One life. One chance – and a limited one at that – to enjoy sex in a way that has nothing to do with the status quo… but everything to do with one’s pleasure. Age and other ailments can and will rob one of their desire and ability to have sex and, personally, I just think it sucks to have to sit back after your desire and ability has been taken from you and then be asking, “Why didn’t I do (add something here) when I had the chance to do it?” Or be in one of those “Am I gonna die?” moments and find yourself thinking about all the shit you haven’t done and the reasons why you haven’t because I can tell you from personal experience that when you have reason to believe that this might be it, you can think of a whole lot of shit that you could have done… but chose not to do and you find that some of those reasons don’t make a lot of sense right now.
I like to think that if I weren’t already bisexual, when I had my first “oh, shit!” moment, I’d be bisexual once I realized that, no, this ain’t the end… but there’s some sexual shit that needs to be done and purely for the experience and the pleasure. I really did think about this during my first “oh, shit!” moment and remember laughing at myself when I muttered, “Well, good thing I’m already like that…”
Someone asked me why I’m bisexual and my answer is simple: I’m not willing to let our morality limit the pleasure I get and can give. That same minister I mentioned earlier also loved to remind us that tomorrow isn’t promised to anyone. If anyone or anything is going to limit my orgasmic fun, it’s gonna be me because, yeah, even in this, there are some things I’d think three or four times about doing and I’d never say that I wouldn’t do any of those things in some unseen future.
What price do you put on your sexual pleasure? What limits are imposed? How do you answer the question, “Is this all there is?” Are you content with the same old-same old? Don’t have much of a sense of sexual adventure? Being held back because of what other people may think or say? Or are you just afraid?
Why be bi? Why not? What do you have to lose? Oh, yeah, I can hear folks saying to their screens, “Well, you can lose your life – duh!”
And it’s true… but you’re gonna lose your life anyway – duh.
Maybe they’re saying, “It’s immoral!”
Yeah, it sure is – what else is new?
Maybe they’re saying, “But I don’t like men/women like that!”
Who keeps saying that you have to… and why do you persist in believing that you have to?
Perhaps they’re rolling their eyes and saying, “Fuck that motherfucker!
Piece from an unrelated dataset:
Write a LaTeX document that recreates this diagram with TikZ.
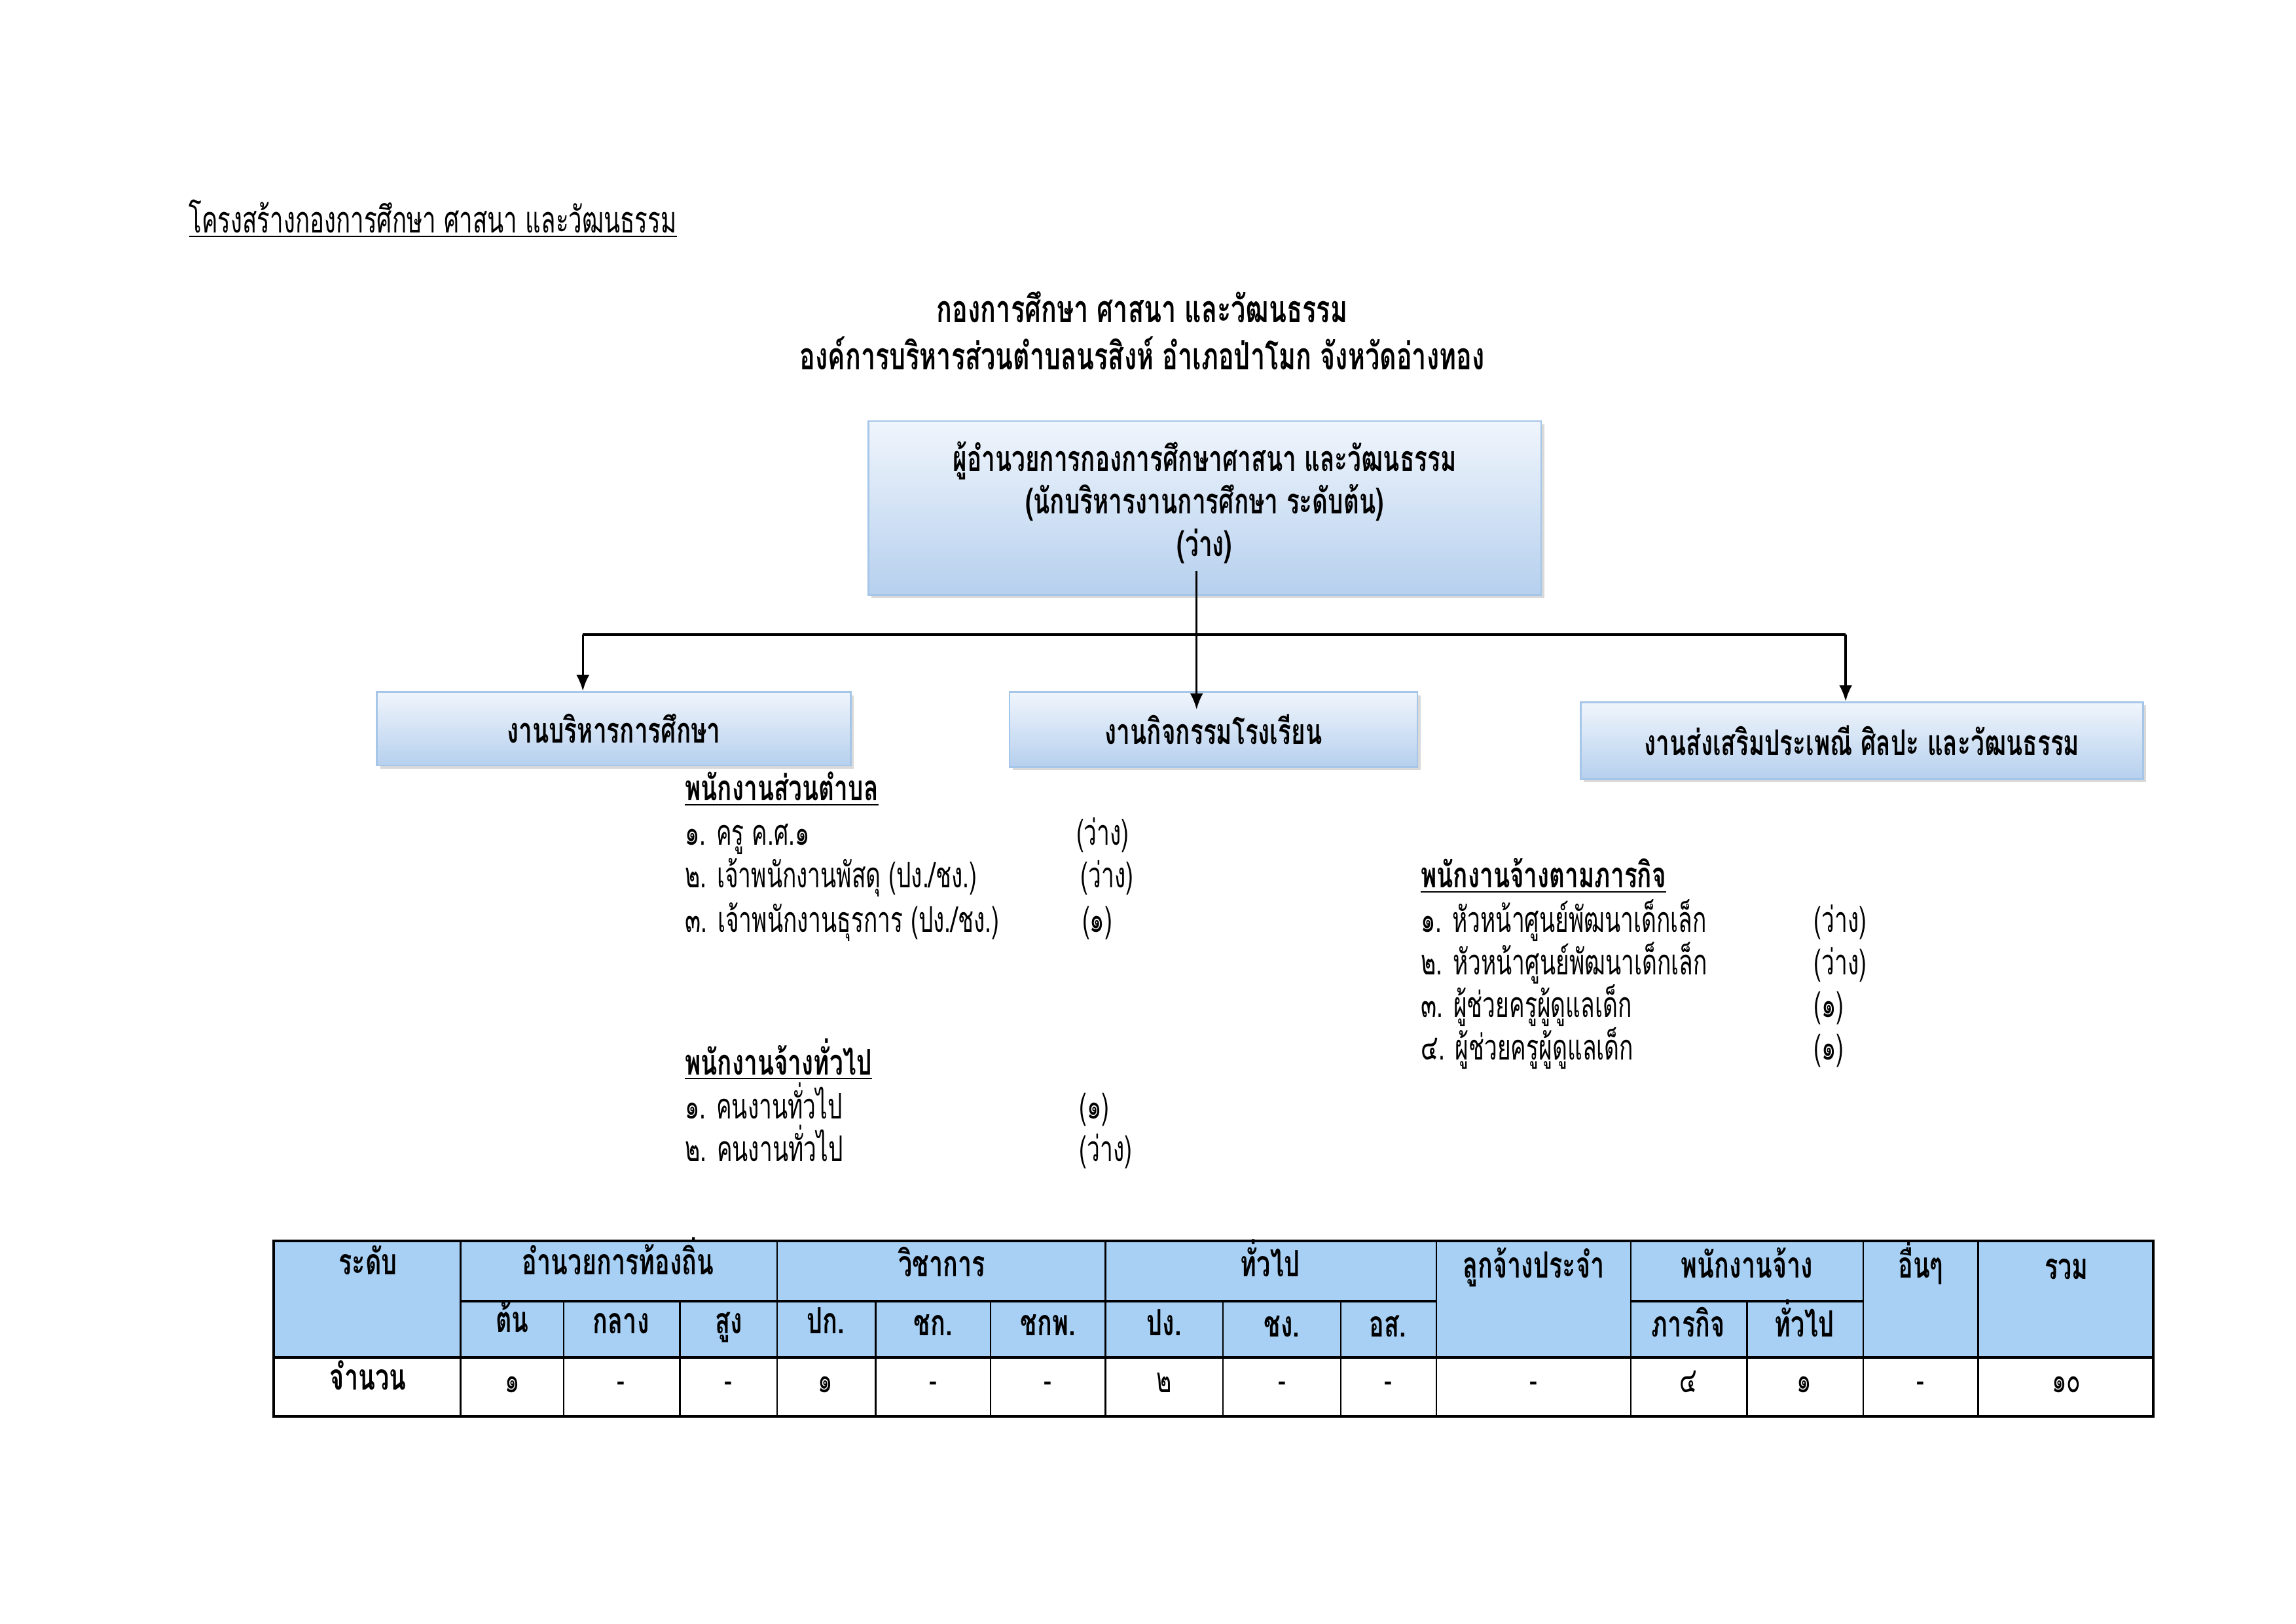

I know I can’t have a relationship with a man/woman!”
Again, who says you have to… and why do you keep believing that you have to?
Maybe they’re saying, “I don’t know if I could ever do some shit like that…
I say you never know what you can do until you try.
Could be someone’s thinking, “I tried that shit years ago and it just wasn’t for me…”
Okay, I can feel that… but that was then – this is now, so what does that have to do with anything?
There’s a chance they’re saying, “Shit, I ain’t gay!”
Well, fuck, neither am I – what’s your point?
Nah, I’m not trying to convince one and all to take that plunge – I leave that to the sexual fanatics to do; I’m just emptying out my head and doing my best to make people think about something they’re not allowed to think about, either because someone told them they aren’t allowed to think about it or they’ve managed to convince themselves that they’re not supposed to think about it.